> _Exercise objective_:
Review the material and extract every line in which the word "this" occurs.

> _Dataset content_:
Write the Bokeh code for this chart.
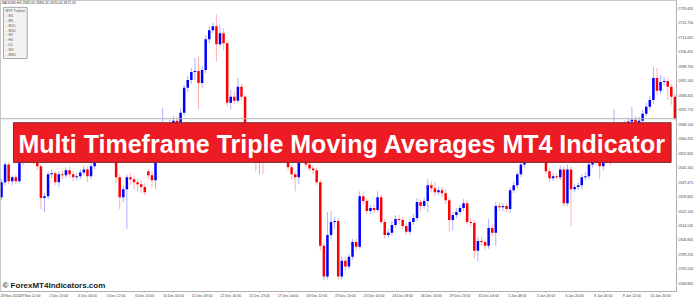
* * *
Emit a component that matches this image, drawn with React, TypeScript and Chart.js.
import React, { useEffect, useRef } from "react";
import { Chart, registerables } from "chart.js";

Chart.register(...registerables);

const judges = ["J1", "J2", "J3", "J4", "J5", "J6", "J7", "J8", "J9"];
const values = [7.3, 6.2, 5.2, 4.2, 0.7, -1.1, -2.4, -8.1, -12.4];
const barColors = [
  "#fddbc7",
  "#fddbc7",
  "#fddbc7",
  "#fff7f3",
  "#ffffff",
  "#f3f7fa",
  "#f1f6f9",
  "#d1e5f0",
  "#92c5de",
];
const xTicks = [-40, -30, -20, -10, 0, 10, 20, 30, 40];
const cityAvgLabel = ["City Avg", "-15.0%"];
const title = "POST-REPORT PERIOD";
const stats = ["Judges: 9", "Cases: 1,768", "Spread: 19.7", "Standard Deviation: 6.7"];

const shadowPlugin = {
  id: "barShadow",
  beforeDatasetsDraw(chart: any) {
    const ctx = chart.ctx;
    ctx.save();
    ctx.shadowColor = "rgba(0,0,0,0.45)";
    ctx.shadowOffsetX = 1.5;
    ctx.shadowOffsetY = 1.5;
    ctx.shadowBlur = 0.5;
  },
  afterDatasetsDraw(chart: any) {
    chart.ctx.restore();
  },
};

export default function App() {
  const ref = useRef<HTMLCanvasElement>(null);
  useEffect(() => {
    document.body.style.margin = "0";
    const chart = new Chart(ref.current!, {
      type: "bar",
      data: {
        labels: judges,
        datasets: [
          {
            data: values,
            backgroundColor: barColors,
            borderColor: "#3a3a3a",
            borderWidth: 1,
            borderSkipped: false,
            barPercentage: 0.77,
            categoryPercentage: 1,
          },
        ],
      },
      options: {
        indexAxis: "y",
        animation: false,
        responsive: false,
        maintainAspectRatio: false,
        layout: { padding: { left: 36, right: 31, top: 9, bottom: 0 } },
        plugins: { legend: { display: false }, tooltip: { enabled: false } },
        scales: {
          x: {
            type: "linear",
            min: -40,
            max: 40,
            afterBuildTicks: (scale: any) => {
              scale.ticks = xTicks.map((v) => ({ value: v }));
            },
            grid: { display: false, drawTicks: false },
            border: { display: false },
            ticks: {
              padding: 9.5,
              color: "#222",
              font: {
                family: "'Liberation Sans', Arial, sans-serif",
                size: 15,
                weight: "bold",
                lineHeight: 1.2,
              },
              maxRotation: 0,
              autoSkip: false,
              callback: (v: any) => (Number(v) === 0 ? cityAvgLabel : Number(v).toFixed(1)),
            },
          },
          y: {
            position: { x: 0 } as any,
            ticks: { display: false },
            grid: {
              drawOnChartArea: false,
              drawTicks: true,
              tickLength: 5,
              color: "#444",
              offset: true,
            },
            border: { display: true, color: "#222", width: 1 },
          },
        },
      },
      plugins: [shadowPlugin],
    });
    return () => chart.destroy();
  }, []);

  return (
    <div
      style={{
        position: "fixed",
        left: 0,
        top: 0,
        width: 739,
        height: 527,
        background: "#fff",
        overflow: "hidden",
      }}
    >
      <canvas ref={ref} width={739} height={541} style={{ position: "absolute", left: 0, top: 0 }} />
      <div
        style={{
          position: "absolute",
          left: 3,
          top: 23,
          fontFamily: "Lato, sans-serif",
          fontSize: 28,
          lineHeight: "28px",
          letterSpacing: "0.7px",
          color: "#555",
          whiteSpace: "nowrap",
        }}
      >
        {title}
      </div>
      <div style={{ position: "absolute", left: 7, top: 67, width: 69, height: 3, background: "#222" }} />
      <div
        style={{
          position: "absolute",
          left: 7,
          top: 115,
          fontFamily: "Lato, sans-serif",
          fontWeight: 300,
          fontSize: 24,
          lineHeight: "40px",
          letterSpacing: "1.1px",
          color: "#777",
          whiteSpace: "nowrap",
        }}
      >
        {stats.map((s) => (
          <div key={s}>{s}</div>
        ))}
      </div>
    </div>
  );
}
* * *
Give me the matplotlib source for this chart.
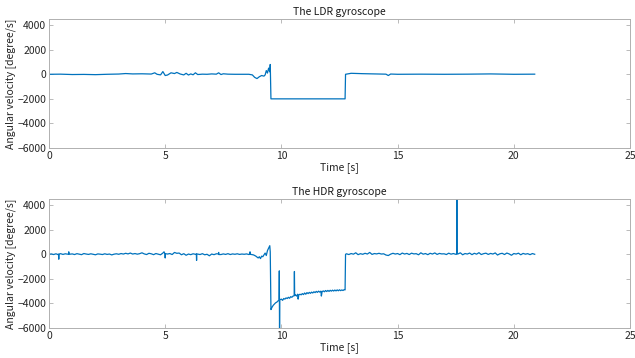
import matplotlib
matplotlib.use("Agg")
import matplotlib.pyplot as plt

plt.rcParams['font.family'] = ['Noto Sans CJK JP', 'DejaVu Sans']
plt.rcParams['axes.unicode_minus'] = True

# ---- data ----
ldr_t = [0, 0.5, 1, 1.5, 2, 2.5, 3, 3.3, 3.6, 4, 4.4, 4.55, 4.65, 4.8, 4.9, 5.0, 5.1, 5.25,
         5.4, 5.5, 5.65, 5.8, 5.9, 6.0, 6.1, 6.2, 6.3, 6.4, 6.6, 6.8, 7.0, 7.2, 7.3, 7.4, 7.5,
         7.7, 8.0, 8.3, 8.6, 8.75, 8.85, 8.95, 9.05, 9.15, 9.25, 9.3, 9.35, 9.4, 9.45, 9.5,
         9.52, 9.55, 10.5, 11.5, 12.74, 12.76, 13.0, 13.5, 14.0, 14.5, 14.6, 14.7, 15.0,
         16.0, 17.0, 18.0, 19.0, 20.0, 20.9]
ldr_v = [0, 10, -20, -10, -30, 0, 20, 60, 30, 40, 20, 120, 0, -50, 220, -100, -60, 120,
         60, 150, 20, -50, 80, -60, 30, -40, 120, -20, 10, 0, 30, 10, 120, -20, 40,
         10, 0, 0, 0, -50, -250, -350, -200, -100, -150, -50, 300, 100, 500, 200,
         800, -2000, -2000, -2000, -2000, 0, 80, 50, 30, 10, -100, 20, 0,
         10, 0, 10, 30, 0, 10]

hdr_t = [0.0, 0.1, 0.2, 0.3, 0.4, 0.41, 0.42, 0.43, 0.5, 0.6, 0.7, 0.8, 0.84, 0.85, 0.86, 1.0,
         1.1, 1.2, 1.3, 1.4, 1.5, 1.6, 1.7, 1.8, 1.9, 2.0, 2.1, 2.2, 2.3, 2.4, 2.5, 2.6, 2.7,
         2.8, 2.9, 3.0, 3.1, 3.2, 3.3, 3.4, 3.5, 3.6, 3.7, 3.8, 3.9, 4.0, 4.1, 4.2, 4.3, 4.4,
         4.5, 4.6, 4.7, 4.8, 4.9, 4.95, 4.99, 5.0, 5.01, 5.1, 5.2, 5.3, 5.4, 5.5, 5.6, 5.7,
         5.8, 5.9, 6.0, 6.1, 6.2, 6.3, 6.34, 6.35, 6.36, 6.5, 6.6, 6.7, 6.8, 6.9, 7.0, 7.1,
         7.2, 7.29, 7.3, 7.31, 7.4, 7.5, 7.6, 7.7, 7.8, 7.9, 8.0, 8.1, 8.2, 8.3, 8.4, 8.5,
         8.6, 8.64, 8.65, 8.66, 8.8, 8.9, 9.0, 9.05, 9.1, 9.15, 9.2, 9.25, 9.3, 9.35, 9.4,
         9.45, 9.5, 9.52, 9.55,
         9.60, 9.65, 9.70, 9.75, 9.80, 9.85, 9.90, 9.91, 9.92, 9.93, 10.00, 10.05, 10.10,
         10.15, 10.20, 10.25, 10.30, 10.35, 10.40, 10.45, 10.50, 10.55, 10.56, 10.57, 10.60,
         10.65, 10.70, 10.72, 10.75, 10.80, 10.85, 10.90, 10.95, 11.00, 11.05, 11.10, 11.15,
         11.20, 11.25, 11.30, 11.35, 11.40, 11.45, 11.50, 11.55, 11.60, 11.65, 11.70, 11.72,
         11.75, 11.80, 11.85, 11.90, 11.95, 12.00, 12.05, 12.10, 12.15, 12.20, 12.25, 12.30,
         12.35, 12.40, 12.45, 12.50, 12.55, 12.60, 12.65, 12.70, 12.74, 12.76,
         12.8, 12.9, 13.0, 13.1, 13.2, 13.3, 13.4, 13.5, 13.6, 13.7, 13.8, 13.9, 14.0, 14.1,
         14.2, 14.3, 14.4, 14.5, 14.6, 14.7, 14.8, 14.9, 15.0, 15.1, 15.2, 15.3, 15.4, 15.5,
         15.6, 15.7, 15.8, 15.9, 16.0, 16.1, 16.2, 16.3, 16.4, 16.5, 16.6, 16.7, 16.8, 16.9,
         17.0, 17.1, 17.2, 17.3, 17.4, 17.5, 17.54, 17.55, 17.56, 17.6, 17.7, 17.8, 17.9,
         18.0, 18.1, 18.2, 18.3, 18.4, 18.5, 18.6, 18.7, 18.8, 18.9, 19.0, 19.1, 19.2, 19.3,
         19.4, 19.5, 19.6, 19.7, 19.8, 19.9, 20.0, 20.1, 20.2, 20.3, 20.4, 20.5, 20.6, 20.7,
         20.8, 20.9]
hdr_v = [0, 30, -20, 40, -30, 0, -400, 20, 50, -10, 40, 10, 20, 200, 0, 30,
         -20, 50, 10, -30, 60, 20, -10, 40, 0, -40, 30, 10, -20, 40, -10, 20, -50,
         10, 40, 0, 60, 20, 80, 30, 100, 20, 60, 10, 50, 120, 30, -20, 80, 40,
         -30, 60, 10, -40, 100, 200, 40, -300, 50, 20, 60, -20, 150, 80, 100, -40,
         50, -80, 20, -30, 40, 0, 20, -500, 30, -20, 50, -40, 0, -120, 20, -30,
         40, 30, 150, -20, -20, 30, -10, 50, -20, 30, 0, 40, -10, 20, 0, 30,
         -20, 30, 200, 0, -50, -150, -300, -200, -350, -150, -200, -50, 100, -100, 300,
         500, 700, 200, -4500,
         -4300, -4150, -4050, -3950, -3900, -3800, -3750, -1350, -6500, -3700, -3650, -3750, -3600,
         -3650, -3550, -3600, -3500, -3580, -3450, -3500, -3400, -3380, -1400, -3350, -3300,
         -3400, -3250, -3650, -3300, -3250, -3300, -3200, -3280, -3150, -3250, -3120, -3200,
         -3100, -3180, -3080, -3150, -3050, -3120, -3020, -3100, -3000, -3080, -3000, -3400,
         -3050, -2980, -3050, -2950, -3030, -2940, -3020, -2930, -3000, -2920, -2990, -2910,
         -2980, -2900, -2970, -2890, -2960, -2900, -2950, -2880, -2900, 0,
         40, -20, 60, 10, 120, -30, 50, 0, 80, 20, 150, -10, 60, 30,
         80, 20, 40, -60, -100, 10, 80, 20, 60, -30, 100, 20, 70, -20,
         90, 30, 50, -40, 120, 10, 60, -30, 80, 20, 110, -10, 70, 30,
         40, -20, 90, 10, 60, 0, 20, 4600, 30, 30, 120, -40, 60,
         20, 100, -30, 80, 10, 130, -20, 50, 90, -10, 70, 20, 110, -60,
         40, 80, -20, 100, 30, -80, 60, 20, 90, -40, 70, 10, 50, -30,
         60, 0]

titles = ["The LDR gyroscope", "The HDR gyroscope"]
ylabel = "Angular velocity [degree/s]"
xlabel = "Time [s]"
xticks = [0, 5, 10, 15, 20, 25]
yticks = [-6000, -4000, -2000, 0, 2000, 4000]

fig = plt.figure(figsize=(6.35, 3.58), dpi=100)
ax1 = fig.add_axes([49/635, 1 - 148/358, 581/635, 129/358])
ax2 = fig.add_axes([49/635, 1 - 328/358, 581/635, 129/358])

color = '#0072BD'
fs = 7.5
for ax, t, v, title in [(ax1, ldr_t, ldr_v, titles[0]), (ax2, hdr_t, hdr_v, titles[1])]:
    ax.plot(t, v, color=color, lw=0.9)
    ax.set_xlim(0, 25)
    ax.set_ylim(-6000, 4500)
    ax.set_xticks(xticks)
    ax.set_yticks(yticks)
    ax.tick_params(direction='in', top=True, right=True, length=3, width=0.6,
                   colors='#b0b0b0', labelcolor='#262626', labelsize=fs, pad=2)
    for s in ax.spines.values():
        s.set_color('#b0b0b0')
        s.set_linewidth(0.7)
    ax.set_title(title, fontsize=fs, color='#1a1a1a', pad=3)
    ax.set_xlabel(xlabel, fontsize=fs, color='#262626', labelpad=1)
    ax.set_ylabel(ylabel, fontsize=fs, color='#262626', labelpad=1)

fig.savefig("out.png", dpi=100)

> _Worked solution_:
Write the Bokeh code for this chart.
Emit a component that matches this image, drawn with React, TypeScript and Chart.js.
Give me the matplotlib source for this chart.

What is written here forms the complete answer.